Engineering Angles: Pushing collaboration boundaries

Oct. 28, 2022
Twenty years later, integrated approaches are still key to streamlining capital project delivery
In the Fall 2002 issue of this publication, I wrote an article titled, “Collaborative approaches streamline capital project delivery.” Somewhat surprisingly, what I wrote at the time still applies; today one observes the same forces impacting pharma capital projects, with even greater pressure and speed.

The engineering and construction industry regularly recognizes and laments the lack of productivity improvements, so one might conclude that there’s little reason for optimism. But capital project professionals, being creative creatures, continue to identify new models to improve project delivery, with the goal of optimizing capital expenditures. One model pushing the boundaries of collaboration as envisioned in 2002 is Lean Integrated Project Delivery (LIPD).

Lean IPD makes inroads

The principles of LIPD provide a framework for radically integrating the activities of all project participants: the owner, designer and construction partners. This model has been used for several years with ‘facilities’ projects in health care, commercial and hospitality industries, but is now making inroads in manufacturing industries, including pharma.

In its purest form, this model involves all primary parties signing a single multi-party contract with a common profit pool which is incentivized to focus the entire team on achieving critical project success factors. As all parties are signing a common contract, it generally takes each participant time to become

willing to enter into an agreement which involves some (but limited) risk without modifying terms and conditions. It’s possible to achieve many of the benefits of LIPD without going all the way to the multi-party contract (aka ‘Lean Lite’), but there are costs or unrealized benefits associated with those options. Ultimately, it’s the integration of the people, systems and contract that harnesses the talents and insights of all participants to optimize project results, increase value and maximize efficiency through all phases.

Go-slow-to-go-fast

The early phases of LIPD projects move slowly as each partner is progressively selected by those previously chosen and the team works together to simultaneously build itself, fully scope and estimate the project, and create a culture focused on collective success. To the uninitiated, this can appear frustratingly slow and overly focused on the ‘soft stuff.’ But this is genuinely a go-slow-to-go-fast exercise and once the scope, budget and success criteria are established, the project is able to move with incredible speed.

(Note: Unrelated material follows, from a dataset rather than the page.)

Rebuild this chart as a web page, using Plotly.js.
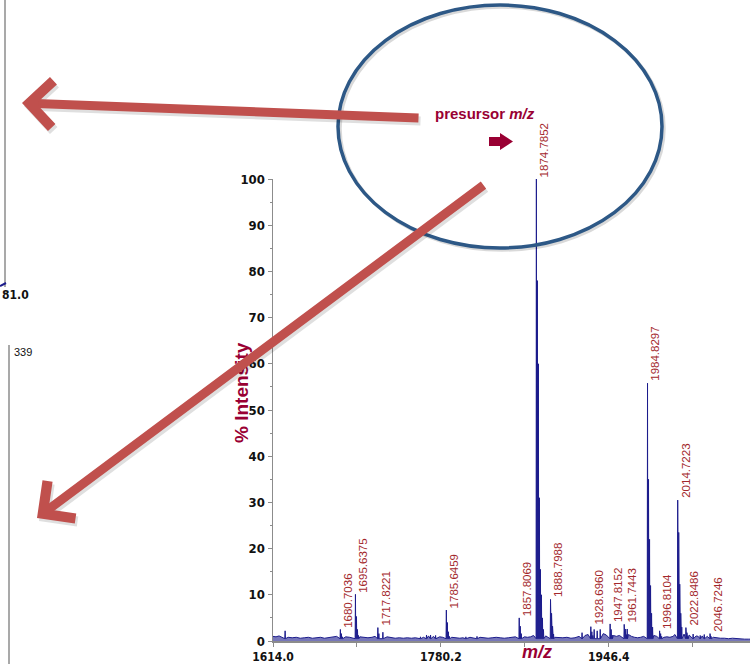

Because the team built itself, all parties have equal knowledge of each other’s scopes and budgets, team members, design and delivery tools, and collectively-identified risks and opportunities. There’s nothing to gain at the expense of another teammate so trust issues are largely addressed.

Once the scope and budget are fixed and multi-party contract signed, the project is viewed as a design-to-cost exercise. All parties worked together to fully develop the scope, everyone is using the same BIM model, and there are incentives to reduce project cost, so the tendency for scope creep is greatly reduced. Target value delivery — one of the essential practices in LIPD — generates a creative tension which drives innovation and reduces costs.

Because this is a design-build team without subcontracting (at least at the principal level) the owner has a team with all the requisite skills without the cost of compounded fees. Additionally, because all parties worked together to develop the budget, there is reduced potential for redundant staffing, and project general conditions (facilities and equipment) are shared. As the project progresses, scope can be shifted from one party to another with greatly reduced change management friction. In the current hyper-resource con- strained environment, this feature has been incredibly valuable to projects which otherwise would have ground to a halt due to one partner’s inability to adequately staff the project.

While early project phase costs are not insignificant and the model is not appropriate for all project types, the LIPD model enables designers and constructors to break through many of the old constraints to capital proj- ect optimization. For owners, LIPD is a ‘contact sport’ that requires a greater level of senior staff engagement early in the project, but on the whole, fewer resources over the life of the project as the team becomes largely self-policing after the poly-party contract is signed. While there are no shortcuts, with practice, LIPD leads to better and more predictable outcomes.